On ne semble pas nous raconter une histoire mais simplement nous montrer une réalité telle qu’elle est, sans la commenter ou la dramatiser.
La démarche de Pedro Gonzalez-Rubio est de "laisser vivre" ses personnages et paraît parfois attendre que quelque chose survienne devant sa caméra plutôt que de le provoquer. A partir d’une mise en situation (marcher le long de la mer), ce qu’il filme est donc en partie dépendant du hasard (un oiseau qui se pose sur le ponton de la maison). Il laisse alors ses acteurs improviser.

Ce refus de scénariser de grandes parties du film (seuls l’arrivée de l’enfant et son départ semblent écrits) met ainsi le spectateur dans une attitude contemplative, sans but attendu.

L’explication de cette démarche cinématographique ne suffira pas à convaincre ceux qui y resteront insensibles et qui n’en retiendront que l’ennui.
Les jeunes pourraient alors exprimer leur incompréhension devant un film "qui ne raconte rien"...
Mais lorsque le film a été proposé dans Collège au Cinéma, il a été plutôt bien accueilli dans les classes. Les élèves, et ce fût une très bonne surprise, semblent avoir perçu que le film allait au-delà de ce qu’il nous montrait.
Quand, à la fin du film, l’enfant quittera son père et repartira pour Rome, ils auront compris que ce n’était pas là la résolution d’une intrigue mais que ce qu’ils avaient vu faisait sens, tout en laissant libre cours à leurs ressentis et à leurs interprétations.
Ce sont là quelques exemples qui nous permettent d’approcher les “intentions de l'auteur”.

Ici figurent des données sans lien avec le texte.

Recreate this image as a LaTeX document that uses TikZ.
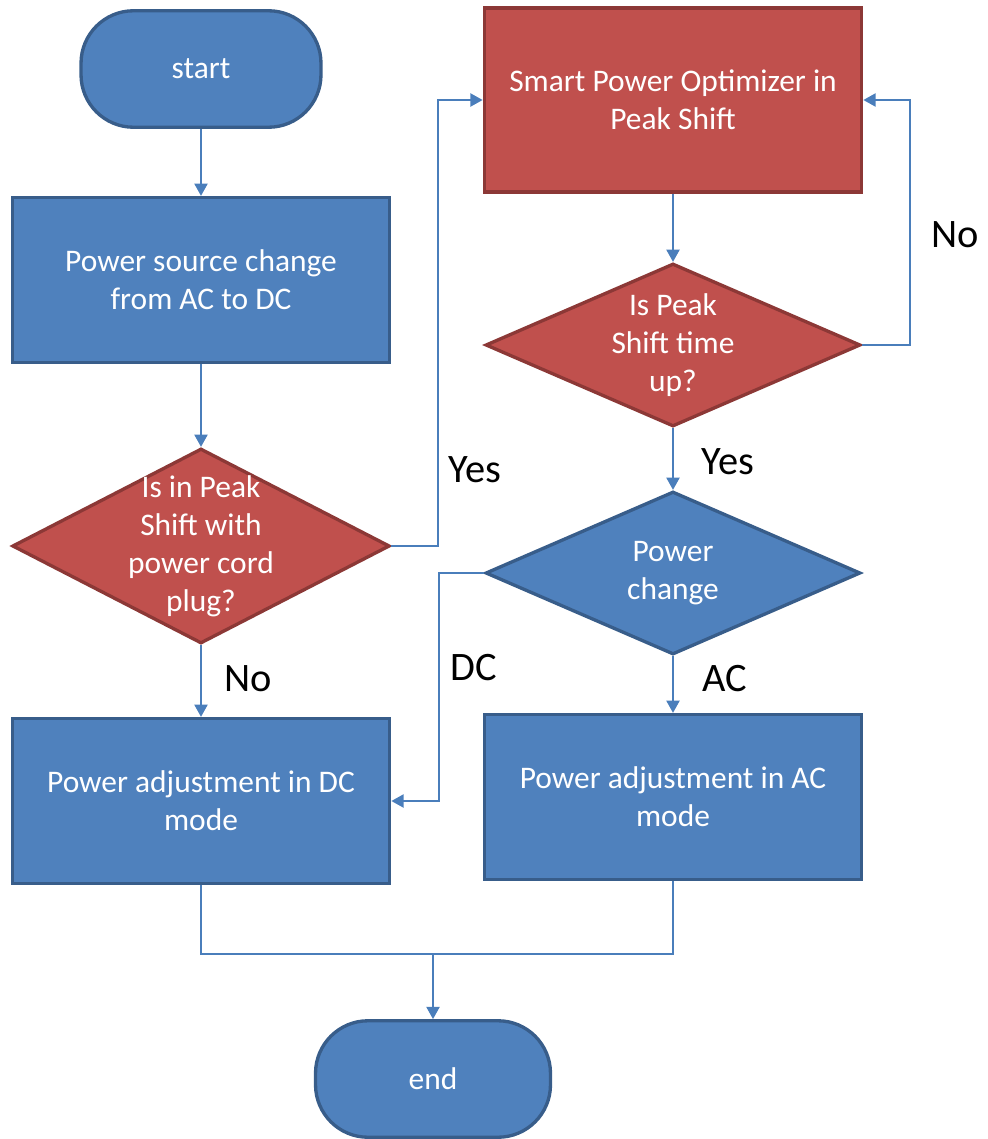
\documentclass[tikz,border=0pt]{standalone}
\usepackage{fontspec}
\setmainfont{Carlito}
\usetikzlibrary{shapes.geometric,arrows.meta}
\definecolor{boxblue}{HTML}{4F81BD}
\definecolor{edgeblue}{HTML}{385D8A}
\definecolor{boxred}{HTML}{C0504D}
\definecolor{edgered}{HTML}{8C3836}
\definecolor{linkblue}{HTML}{4A7EBB}
\begin{document}
\begin{tikzpicture}[x=0.02cm, y=-0.02cm,
  every node/.style={font=\fontsize{17.9}{21.6}\selectfont, text=white, align=center},
  term/.style={draw=edgeblue, fill=boxblue, line width=1.9pt, rectangle, rounded corners=1.05cm, minimum width=4.8cm, minimum height=2.33cm},
  bluebox/.style={draw=edgeblue, fill=boxblue, line width=1.9pt, rectangle, minimum width=7.55cm, minimum height=3.3cm},
  redbox/.style={draw=edgered, fill=boxred, line width=1.9pt, rectangle, minimum width=7.55cm, minimum height=3.68cm},
  reddia/.style={draw=edgered, fill=boxred, line width=1.9pt, diamond, inner sep=0pt},
  bluedia/.style={draw=edgeblue, fill=boxblue, line width=1.9pt, diamond, inner sep=0pt},
  conn/.style={draw=linkblue, line width=1.1pt},
  arr/.style={conn, -{Triangle[length=7pt,width=7.5pt]}},
  lbl/.style={font=\fontsize{23}{27}\selectfont, text=black}]
\useasboundingbox (0,0) rectangle (987,1139);
% left column
\node[term] (start) at (201,69) {start};
\node[bluebox] (srcchg) at (201,280) {Power source change\\from AC to DC};
\node[reddia, minimum width=7.55cm, minimum height=3.9cm,
  label=center:{Is in Peak\\Shift with\\power cord\\plug?}] (qplug) at (201,546) {};
\node[bluebox] (dcmode) at (201,801) {Power adjustment in DC\\mode};
% right column
\node[redbox] (optim) at (673,100) {Smart Power Optimizer in\\Peak Shift};
\node[reddia, minimum width=7.5cm, minimum height=3.26cm,
  label=center:{Is Peak\\Shift time\\up?}] (qtime) at (673,345) {};
\node[bluedia, minimum width=7.5cm, minimum height=3.26cm,
  label=center:{Power\\change}] (pchg) at (673,573) {};
\node[bluebox] (acmode) at (673,797) {Power adjustment in AC\\mode};
\node[term, minimum width=4.7cm] (end) at (433,1079) {end};
\coordinate (join) at (433,954);
% connectors
\draw[arr] (start.south) -- (srcchg.north);
\draw[arr] (srcchg.south) -- (qplug.north);
\draw[arr] (qplug.east) -- ++(47,0) |- (optim.west);
\draw[arr] (qplug.south) -- (dcmode.north);
\draw[arr] (optim.south) -- (qtime.north);
\draw[arr] (qtime.east) -- ++(48,0) |- (optim.east);
\draw[arr] (qtime.south) -- (pchg.north);
\draw[arr] (pchg.west) -- ++(-45,0) |- (dcmode.east);
\draw[arr] (pchg.south) -- (acmode.north);
\draw[conn] (dcmode.south) |- (join) -| (acmode.south);
\draw[arr] (join) -- (end.north);
% branch labels
\node[lbl] (yesplug) at (475,470) {Yes};
\node[lbl] (noplug) at (248,679) {No};
\node[lbl] (notime) at (955,235) {No};
\node[lbl] (yestime) at (728,462) {Yes};
\node[lbl] (dclbl) at (474,668) {DC};
\node[lbl] (aclbl) at (725,679) {AC};
\end{tikzpicture}
\end{document}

Mais des intentions énoncées à l’origine, à sa réalisation, un film peut évoluer. Tout au long du travail de création se met en place une alchimie : l’écriture est mise à l’épreuve du jeu des acteurs, de la mise en scène, du montage…

Cette capacité à relier les intentions (supposées) de l’auteur à un contexte plus large (intentions de mise en scène, références historiques ou culturelles…) varie fortement selon les spectateurs...
L’enseignant, ou l’éducateur, apportera les éléments contextualisant le film permettant ainsi d’éclairer son interprétation.

Ce travail peut impliquer une comparaison entre des films différents d’un même auteur afin de dégager des constantes thématiques et esthétiques (Wes Anderson et le thème de la famille par exemple décliné à travers la Famille Tenenbaum (Lycéens et Apprentis au Cinéma) ou Fantastic Mister Fox et Moonrise Kingdom (Collège au Cinéma). Qu’il s'agisse d’animation ou de “prises de vue réelles”, on remarquera aisément l'utilisation systématique des couleurs ou de la symétrie.